Imaging disdrometers have become quite popular in field campaigns, but, also due to their price, higher than that of laser disdrometers, their application is limited to research environments. Thies Clima has applied the concept of imaging disdrometers to a more affordable off-the-shelf product, named 3D stereo disdrometer. This paper has compared this instrument with the laser disdrometer of the same manufacturer (the Laser Precipitation Monitor). LPM can be considered a known instrument, being used in many research papers, while 3DS is a new device and, in the literature, there are few papers that deal with its data. The data used for the comparison were collected at a site in the Appennine range in Central Italy and report mostly rain precipitation. The two instruments are compared based only on outputs provided by the software of the manufacturer. In general, the 3DS detects more particles than the LPM, especially those with smaller diameters. This behavior is probably due to the different sampling modes of the two disdrometers and is different depending on diameters of drops. The 3DS in rain reports a lower percentage of superterminal drops than LPM. Both the disdrometers are in agreement with the reference size–velocity relation for rain drops with diameter less than 3 mm, while, for larger particles, underestimation of fall velocity occurs.
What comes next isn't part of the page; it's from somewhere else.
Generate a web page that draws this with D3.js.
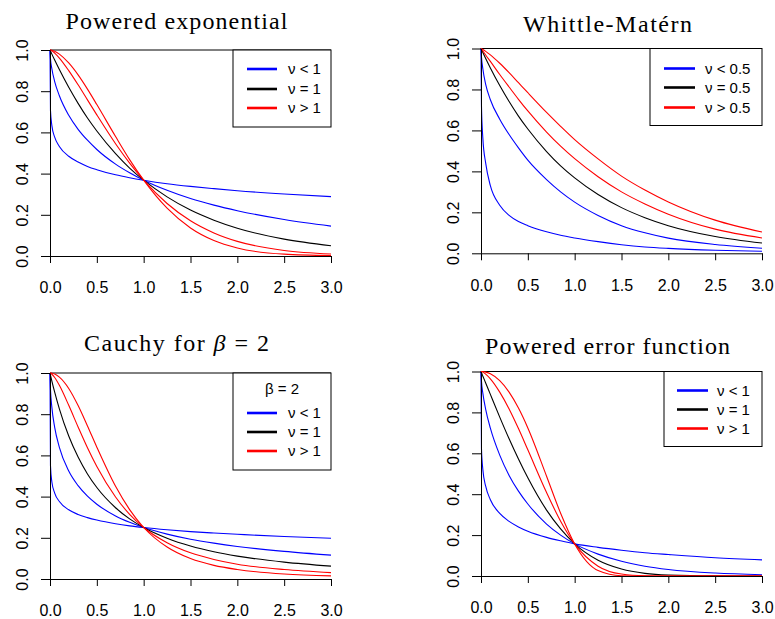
<!DOCTYPE html>
<html>
<head>
<meta charset="utf-8">
<script src="https://cdn.jsdelivr.net/npm/d3@7"></script>
<style>
  body { margin: 0; background: #fff; }
  svg { display: block; }
  .axis text { font-family: "Liberation Sans", Arial, sans-serif; font-size: 16px; fill: #000; }
  .axis path, .axis line { stroke: #000; stroke-width: 1; }
  .legend text { font-family: "Liberation Sans", Arial, sans-serif; font-size: 15px; }
  .title { font-family: "Liberation Serif", "Times New Roman", serif; font-size: 24px; }
</style>
</head>
<body>
<svg id="chart" width="775" height="619"></svg>
<script>
const xGrid = [0, 0.005, 0.02, 0.05, 0.1, 0.2, 0.3, 0.4, 0.5, 0.7, 0.85, 1, 1.25, 1.5, 1.75, 2, 2.5, 3];
const xTicks = [0, 0.5, 1, 1.5, 2, 2.5, 3];
const yTicks = [0, 0.2, 0.4, 0.6, 0.8, 1];

// powered exponential
const peBlueLow  = [1, 0.707, 0.633, 0.577, 0.532, 0.484, 0.456, 0.435, 0.419, 0.394, 0.380, 0.368, 0.351, 0.338, 0.327, 0.317, 0.301, 0.288];
const peBlueHigh = [1, 0.959, 0.909, 0.847, 0.778, 0.683, 0.615, 0.562, 0.517, 0.446, 0.404, 0.368, 0.319, 0.279, 0.247, 0.220, 0.177, 0.145];
const peBlack    = [1, 0.995, 0.980, 0.951, 0.905, 0.819, 0.741, 0.670, 0.607, 0.497, 0.427, 0.368, 0.287, 0.223, 0.174, 0.135, 0.082, 0.050];
const peRedLow   = [1, 0.999, 0.996, 0.985, 0.961, 0.900, 0.831, 0.758, 0.685, 0.545, 0.451, 0.368, 0.255, 0.171, 0.112, 0.071, 0.027, 0.010];
const peRedHigh  = [1, 1, 0.999, 0.994, 0.980, 0.937, 0.879, 0.810, 0.735, 0.580, 0.468, 0.368, 0.232, 0.136, 0.075, 0.039, 0.009, 0.002];

// Whittle-Matern
const wmBlueLow  = [1, 0.72, 0.56, 0.44, 0.33, 0.235, 0.185, 0.155, 0.135, 0.105, 0.088, 0.075, 0.057, 0.042, 0.031, 0.024, 0.015, 0.010];
const wmBlueHigh = [1, 0.96, 0.90, 0.825, 0.75, 0.655, 0.58, 0.515, 0.455, 0.36, 0.30, 0.25, 0.185, 0.135, 0.10, 0.074, 0.043, 0.025];
const wmBlack    = [1, 0.995, 0.980, 0.951, 0.905, 0.819, 0.741, 0.670, 0.607, 0.497, 0.427, 0.368, 0.287, 0.223, 0.174, 0.135, 0.082, 0.050];
const wmRedLow   = [1, 0.997, 0.988, 0.968, 0.937, 0.873, 0.812, 0.752, 0.695, 0.592, 0.523, 0.462, 0.374, 0.300, 0.241, 0.191, 0.118, 0.075];
const wmRedHigh  = [1, 0.999, 0.995, 0.986, 0.969, 0.928, 0.882, 0.833, 0.784, 0.688, 0.620, 0.555, 0.461, 0.377, 0.309, 0.251, 0.162, 0.104];

// Cauchy, beta = 2
const caBlueLow  = [1, 0.551, 0.471, 0.417, 0.376, 0.336, 0.313, 0.298, 0.286, 0.268, 0.258, 0.25, 0.239, 0.230, 0.223, 0.217, 0.206, 0.198];
const caBlueHigh = [1, 0.922, 0.833, 0.736, 0.639, 0.524, 0.453, 0.402, 0.363, 0.306, 0.275, 0.25, 0.218, 0.193, 0.174, 0.158, 0.134, 0.116];
const caBlack    = [1, 0.990, 0.961, 0.907, 0.826, 0.694, 0.592, 0.510, 0.444, 0.346, 0.292, 0.25, 0.198, 0.160, 0.132, 0.111, 0.082, 0.0625];
const caRedLow   = [1, 0.999, 0.994, 0.978, 0.940, 0.843, 0.738, 0.637, 0.546, 0.398, 0.314, 0.25, 0.176, 0.127, 0.095, 0.072, 0.046, 0.031];
const caRedHigh  = [1, 1, 0.999, 0.995, 0.980, 0.925, 0.842, 0.743, 0.640, 0.450, 0.337, 0.25, 0.155, 0.099, 0.066, 0.046, 0.024, 0.015];

// powered error function
const efBlueLow  = [1, 0.624, 0.519, 0.439, 0.373, 0.306, 0.267, 0.240, 0.219, 0.189, 0.172, 0.157, 0.140, 0.126, 0.114, 0.105, 0.089, 0.079];
const efBlueHigh = [1, 0.953, 0.893, 0.815, 0.723, 0.591, 0.492, 0.415, 0.352, 0.254, 0.200, 0.157, 0.107, 0.072, 0.048, 0.032, 0.0145, 0.0064];
const efBlack    = [1, 0.994, 0.977, 0.944, 0.888, 0.777, 0.671, 0.572, 0.480, 0.322, 0.230, 0.157, 0.077, 0.034, 0.013, 0.0047, 0.0004, 0];
const efRedLow   = [1, 1, 0.997, 0.987, 0.964, 0.899, 0.817, 0.721, 0.617, 0.408, 0.268, 0.157, 0.048, 0.0095, 0.0012, 0.0001, 0, 0];
const efRedHigh  = [1, 1, 1, 0.997, 0.989, 0.955, 0.899, 0.821, 0.724, 0.488, 0.307, 0.157, 0.027, 0.0015, 0, 0, 0, 0];

const legendNuOne  = ["ν < 1", "ν = 1", "ν > 1"];
const legendNuHalf = ["ν < 0.5", "ν = 0.5", "ν > 0.5"];

const curveColors  = ["#0000ff", "#0000ff", "#000000", "#ff0000", "#ff0000"];
const legendColors = ["#0000ff", "#000000", "#ff0000"];

const panels = [
  { title: [{ t: "Powered exponential" }], titleW: 222, titleUp: 21,
    series: [peBlueLow, peBlueHigh, peBlack, peRedLow, peRedHigh], labels: legendNuOne,
    box: { left: 50, right: 331, top: 50, bottom: 256 },
    lg: { w: 98, h: 77, rows: [19, 39, 58], seg: [14, 44], text: 55 } },
  { title: [{ t: "Whittle-Matérn" }], titleW: 169, titleUp: 17,
    series: [wmBlueLow, wmBlueHigh, wmBlack, wmRedLow, wmRedHigh], labels: legendNuHalf,
    box: { left: 481, right: 762, top: 48.5, bottom: 253.3 },
    lg: { w: 112, h: 77, rows: [20, 39, 59], seg: [14, 45], text: 55 } },
  { title: [{ t: "Cauchy for " }, { t: "β", it: true }, { t: " = 2" }], titleW: 185, titleUp: 22,
    series: [caBlueLow, caBlueHigh, caBlack, caRedLow, caRedHigh], labels: legendNuOne, legendTitle: "β = 2",
    box: { left: 50, right: 331, top: 373, bottom: 579 },
    lg: { w: 98, h: 97, rows: [40, 59, 78], seg: [14, 44], text: 55, titleY: 16 } },
  { title: [{ t: "Powered error function" }], titleW: 245, titleUp: 17.5,
    series: [efBlueLow, efBlueHigh, efBlack, efRedLow, efRedHigh], labels: legendNuOne,
    box: { left: 481, right: 762, top: 371.5, bottom: 576 },
    lg: { w: 98, h: 75, rows: [19, 38, 57], seg: [13, 44], text: 53 } }
];

const svg = d3.select("#chart");

panels.forEach(p => {
  const b = p.box;
  const x = d3.scaleLinear().domain([0, 3]).range([b.left, b.right]);
  const y = d3.scaleLinear().domain([0, 1]).range([b.bottom, b.top]);
  const g = svg.append("g");

  // title
  const title = g.append("text").attr("class", "title")
    .attr("x", (b.left + b.right) / 2 - 14)
    .attr("y", b.top - p.titleUp)
    .attr("text-anchor", "middle")
    .attr("textLength", p.titleW)
    .attr("lengthAdjust", "spacing");
  p.title.forEach(part => {
    title.append("tspan").text(part.t).attr("font-style", part.it ? "italic" : null);
  });

  // line along the top of the plot
  g.append("line")
    .attr("x1", x(0)).attr("x2", x(3))
    .attr("y1", y(1)).attr("y2", y(1))
    .attr("stroke", "#000").attr("stroke-width", 1);

  const line = d3.line()
    .x((d, i) => x(xGrid[i]))
    .y(d => y(d))
    .curve(d3.curveMonotoneX);

  p.series.forEach((s, i) => {
    g.append("path")
      .attr("d", line(s))
      .attr("fill", "none")
      .attr("stroke", curveColors[i])
      .attr("stroke-width", 1.1);
  });

  // axes
  g.append("g").attr("class", "axis")
    .attr("transform", `translate(0,${b.bottom})`)
    .call(d3.axisBottom(x).tickValues(xTicks).tickSize(7).tickSizeOuter(0)
      .tickPadding(19).tickFormat(d3.format(".1f")));

  const ya = g.append("g").attr("class", "axis")
    .attr("transform", `translate(${b.left},0)`)
    .call(d3.axisLeft(y).tickValues(yTicks).tickSize(9).tickSizeOuter(0)
      .tickFormat(d3.format(".1f")));
  ya.selectAll(".tick text")
    .attr("x", 0).attr("dy", 0)
    .attr("text-anchor", "middle")
    .attr("transform", "translate(-22,0) rotate(-90)");

  // legend
  const lg = p.lg;
  const lgx = b.right - lg.w, lgy = b.top;
  const leg = g.append("g").attr("class", "legend");
  leg.append("rect")
    .attr("x", lgx).attr("y", lgy)
    .attr("width", lg.w).attr("height", lg.h)
    .attr("fill", "#fff").attr("stroke", "#000").attr("stroke-width", 1);
  if (p.legendTitle) {
    leg.append("text")
      .attr("x", lgx + lg.w / 2).attr("y", lgy + lg.titleY + 5)
      .attr("text-anchor", "middle")
      .text(p.legendTitle);
  }
  p.labels.forEach((lab, i) => {
    const ly = lgy + lg.rows[i];
    leg.append("line")
      .attr("x1", lgx + lg.seg[0]).attr("x2", lgx + lg.seg[1])
      .attr("y1", ly).attr("y2", ly)
      .attr("stroke", legendColors[i]).attr("stroke-width", 2.6);
    leg.append("text")
      .attr("x", lgx + lg.text).attr("y", ly + 5.3)
      .text(lab);
  });
});
</script>
</body>
</html>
The underestimation seems to be more pronounced for LPM, and the variability among the estimates is more spread around the median value. The two disdrometers agree quite well with each other in terms of rain rate and accumulated precipitation, although 3DS underestimates high rain rates with respect to LPM. The imaging capabilities of 3DS are of high interest in particular for identification and characterization of snow, ice, and mixed precipitation. However, to make such images useful for research, an improvement in the instruments is recommended. In fact, for the moment, the software provides the user with only a limited sample (from one to four particles per minute) of rather low-resolution images (12 × 12 pixel matrix) regardless of the dimensions of the hydrometeors). More images that show all (or a significant portion of) the particles that pass through the measuring area each minute can be useful and of high interest for precipitation microphysics-related studies. Improvement regarding the resolution of the images made available to the user is also recommended.